There is a widely held assumption among women over 40 that jumping and high-impact exercise are off the table. It is framed variously as a joint concern, a pelvic floor issue, or a general sense that bones become more fragile with age and should be protected from impact. The assumption is understandable. It is also, for most healthy women, incorrect.
A growing body of research is making a compelling case that plyometric exercises, movements that require the body to produce force quickly through jumps, bounds and hops, are among the most effective tools available for building and maintaining bone density in women, particularly those navigating perimenopause and beyond. The same demographic most inclined to avoid this type of training is the one with the most to gain from it.
What plyometrics do to bone
Bone is living tissue that responds to the demands placed on it. When a bone is subjected to rapid, high-impact loading, sensor cells within it detect the force and signal the bone-building cells to lay down new bone in response. This process is how bone density is maintained and, to a degree, increased over time.
The key variable is the speed and sharpness of impact. Bone responds best to forces that arrive quickly, like the landing phase of a jump, rather than slow, sustained loading. This is why plyometrics produce bone benefits that steady-state aerobic exercise and even traditional strength training cannot fully replicate. A jump squat, for example, requires the muscles and skeleton to absorb and generate force far more rapidly than a conventional goblet squat, producing a stimulus that drives more pronounced bone adaptation.
A review published in Current Osteoporosis Reports found plyometrics to be among the most effective interventions for improving bone density and reducing fracture risk in post-menopausal women. A separate 2025 review in BMC Musculoskeletal Disorders found that adding plyometrics to an existing exercise routine produced measurable improvements in bone mineral density at the spine and hip, two of the sites most vulnerable to osteoporotic fracture in women.
Why women are particularly at risk
Women face significantly higher lifetime risk of osteopenia and osteoporosis than men. Eighty per cent of all people with osteoporosis are women. The primary driver is hormonal: oestrogen plays a direct role in bone formation, and the sharp decline in oestrogen levels during perimenopause and menopause causes a corresponding acceleration in bone loss that has no male equivalent of the same speed or severity.
Women also reach lower peak bone mass in early adulthood than men, which means the skeletal reserve available to draw on as age-related loss begins is smaller from the outset. Smaller frames and thinner bone cortices compound the effect. And because women live longer than men on average, they spend more years in a low-oestrogen state, accumulating the cumulative effects of reduced bone density over a longer period.

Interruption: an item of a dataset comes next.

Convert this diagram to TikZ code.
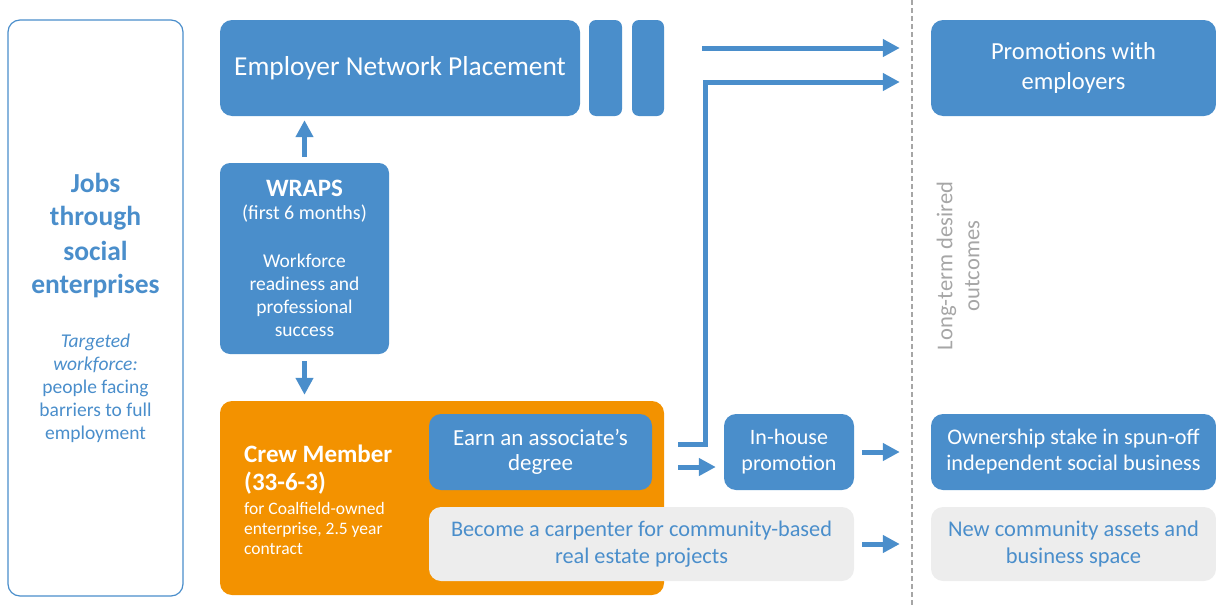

The spine and hip are the two sites where osteoporotic fractures most commonly occur in women, and both are highly responsive to plyometric training because they absorb the most impact force during landing. The implication is that the exercises most avoided by the demographic at greatest risk are also the ones most directly targeting the areas of greatest vulnerability.
What about the joints?
The persistent belief that jumping damages joints, worsens arthritis or increases fracture risk is not supported by current evidence. When performed with proper technique and appropriate progression, plyometric training does not cause the wear-and-tear it is commonly assumed to. The real risks are improper landing mechanics, inadequate preparation and progressing too quickly, none of which are inherent to the exercises themselves.
Plyometrics are also not a replacement for traditional strength training but a complement to it. Strength work builds the muscle and connective tissue health that makes high-impact training safe and effective. Impact loading provides the specific stimulus that bone responds to most powerfully. Used together, the two approaches support both the skeleton and the surrounding soft tissue in ways that neither achieves alone. A study published in Applied Sciences found that adding twice-weekly jump training to an existing exercise routine improved lower-limb joint health in just twelve weeks.
How to start
Anyone with existing bone density concerns, joint conditions or pelvic floor dysfunction should consult a doctor or physiotherapist before introducing plyometrics. For women with pelvic floor symptoms such as leakage or heaviness during high-impact activity, working with a pelvic floor physiotherapist first is the sensible approach.
For those cleared to begin, the starting point is small and the volume is deliberately low. One or two plyometric exercises per session, eight to twelve repetitions each, with at least twenty to thirty seconds between reps. This is not a high-volume protocol; it is a quality stimulus. Two-foot takeoffs and soft, controlled landings with slightly bent knees, hips pushed back and core engaged distribute impact safely through the lower body and protect the joints while still delivering the bone-building stimulus.
Simple calf raises and small pogo hops, where both feet leave and return to the ground in a controlled rhythm, build the Achilles tendon resilience that makes higher-impact work safe. Spending two to three weeks here before progressing gives the tendons and joints time to adapt. From there, staggered-stance jumps, which require more balance and mid-line strength, prepare the body for more demanding variations like broad jumps and eventually tuck jumps, each of which demands more force production and delivers a correspondingly stronger bone-building signal.
The principle throughout is quality over quantity. A small number of well-executed jumps produces better outcomes, and better safety, than a larger volume of poorly controlled ones. And the evidence is clear that even modest, consistent doses of this kind of training, accumulated over months and years, produce meaningful results for bone health in the women who need it most.